An anonymous reader cites a ZDNet report: Low-code and no-code development is often seen as the purview of citizen developers, but the segment of the business where low-code and no-code has gained significant traction is among professional developers themselves. And, importantly, it’s enhancing their jobs in two ways: by providing tools for faster software development and deployment, as well as elevating their roles in business to that of teachers and enablers to would-be citizen developers.
A recent survey of 860 developers by OutSystems found that the majority of low-code users, most of whom also use traditional coding languages alongside low-code, report that they are “very satisfied” with their team’s productivity ( 59%), compared to 41% for traditional developers. The majority of low-level programmers, 57%, are also very satisfied with the quality of the tools at their disposal to complete their work, compared to 36% of their traditional programming counterparts. Additionally, 71% of low-code users said they could meet the typical 40-hour workweek, compared to just 44% of traditional developers. Additionally, 63% of low-code developers say they are happy with their pay and benefits, compared to 40% of traditional developers.

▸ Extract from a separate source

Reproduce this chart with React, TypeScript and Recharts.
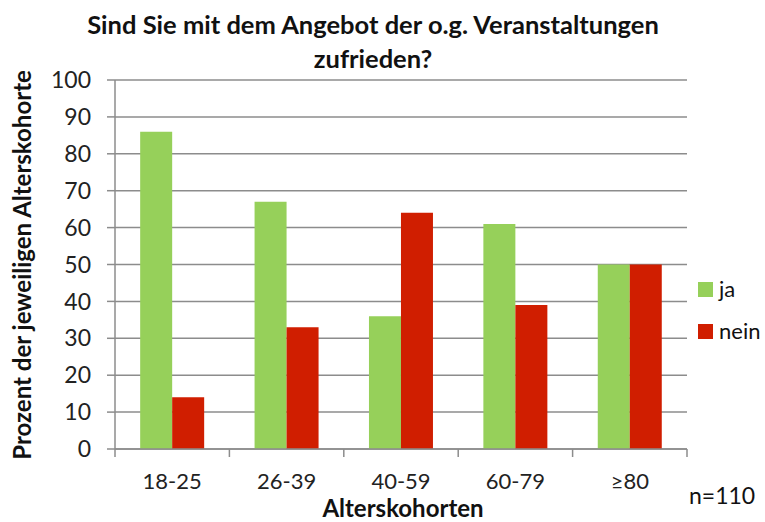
import { BarChart, Bar, XAxis, YAxis, CartesianGrid } from 'recharts'

const cohorts = ['18-25', '26-39', '40-59', '60-79', '≥80']
const ja = [86, 67, 36, 61, 50]
const nein = [14, 33, 64, 39, 50]
const yTicks = [0, 10, 20, 30, 40, 50, 60, 70, 80, 90, 100]

const data = cohorts.map((c, i) => ({ cohort: c, ja: ja[i], nein: nein[i] }))

const FONT = 'Lato, "Open Sans", sans-serif'
const GREEN = '#96d05a'
const RED = '#d01e00'
const GRID = '#8c8c8c'
const BAND = (687 - 115) / cohorts.length

const XTick = (props: any) => {
  const { x, y, payload, index } = props
  return (
    <g>
      <line x1={x - BAND / 2} x2={x - BAND / 2} y1={y - 8} y2={y} stroke={GRID} strokeWidth={1.5} />
      {index === cohorts.length - 1 && (
        <line x1={x + BAND / 2} x2={x + BAND / 2} y1={y - 8} y2={y} stroke={GRID} strokeWidth={1.5} />
      )}
      <text x={x} y={y + 32} textAnchor="middle" fill="#222" fontSize={22} fontFamily={FONT}>
        {payload.value}
      </text>
    </g>
  )
}

export default function App() {
  return (
    <div style={{ position: 'relative', width: 765, height: 522, background: '#fff', fontFamily: FONT, color: '#111' }}>
      <style>{'body{margin:0}'}</style>
      <div style={{ position: 'absolute', left: 0, width: 746, top: 7, textAlign: 'center', fontWeight: 700, fontSize: 25.5, lineHeight: '34px' }}>
        Sind Sie mit dem Angebot der o.g. Veranstaltungen<br />zufrieden?
      </div>
      <BarChart width={765} height={522} data={data} margin={{ top: 80, right: 78, left: 0, bottom: 33 }}
        barCategoryGap="22%" barGap={0}>
        <CartesianGrid vertical={false} stroke={GRID} strokeWidth={1.5} />
        <XAxis dataKey="cohort" height={40} tick={<XTick />} tickLine={false} axisLine={{ stroke: GRID, strokeWidth: 1.5 }} interval={0} />
        <YAxis domain={[0, 100]} ticks={yTicks} width={115} tickSize={8} tickMargin={16}
          tick={{ fill: '#222', fontSize: 23, fontFamily: FONT }}
          tickLine={{ stroke: GRID, strokeWidth: 1.5 }} axisLine={{ stroke: GRID, strokeWidth: 1.5 }} />
        <Bar dataKey="ja" fill={GREEN} isAnimationActive={false} />
        <Bar dataKey="nein" fill={RED} isAnimationActive={false} />
      </BarChart>
      <div style={{ position: 'absolute', left: 22, top: 265, transform: 'translate(-50%, -50%) rotate(-90deg)', whiteSpace: 'nowrap', fontWeight: 700, fontSize: 24, lineHeight: '28px' }}>
        Prozent der jeweiligen Alterskohorte
      </div>
      <div style={{ position: 'absolute', left: 0, width: 806, top: 495, textAlign: 'center', fontWeight: 700, fontSize: 24, lineHeight: '26px' }}>
        Alterskohorten
      </div>
      <div style={{ position: 'absolute', left: 689, top: 480, fontSize: 23, lineHeight: '30px' }}>n=110</div>
      {[{ name: 'ja', color: GREEN, y: 289 }, { name: 'nein', color: RED, y: 331 }].map((l) => (
        <div key={l.name} style={{ position: 'absolute', left: 698, top: l.y - 15, display: 'flex', alignItems: 'center', fontSize: 22, lineHeight: '30px' }}>
          <span style={{ width: 15, height: 15, background: l.color, marginRight: 6 }} />
          {l.name}
        </div>
      ))}
    </div>
  )
}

Low-code and no-code not only make things easier, but also elevate the roles of technology professionals within their companies, to facilitators, educators, and consultants. Industry watchers agree. “The practitioner’s role now is to customize and connect the low-code solution to the organization’s resources,” says Moses Guttmann, CEO and co-founder of ClearML. Their roles “mainly shift toward automation and orchestration, taking a low-code process and helping the low-code infrastructure gain access to different resources within the organization. Think of it as abstracting away databases and providing access to orchestration, such as cloud infrastructure to run the low-code application.” This can only mean more agile development for the next generation of applications, with business-savvy developers and tech-savvy business users working side by side. “Citizen developers are often innovative, growth-minded problem solvers with an active understanding of the overall business goals,” says Aaron White, CTO and co-founder of Vendr. “Along with overseeing work completed in a low-code or no-code environment, professional developers, especially lead teams, should strive to recognize the talents of these employees, allowing them to actively contribute to the development process.” “It removes many of the day-to-day implementation tasks and allows developers to focus on more architectural and strategic concerns,” says Om Vyas, co-founder and chief product officer at oak9. “It puts them in a position to have more business impact. But also, with low-code and no-code approaches, when the one-size-fits-all doesn’t work for you, it’s going to create work for these professionals to modify or customize to add their own implementations.”
In many cases, “a low-code/no-code approach can work as a complete solution. That said, IT and engineering may need to step in from time to time to fine-tune the details,” adds White.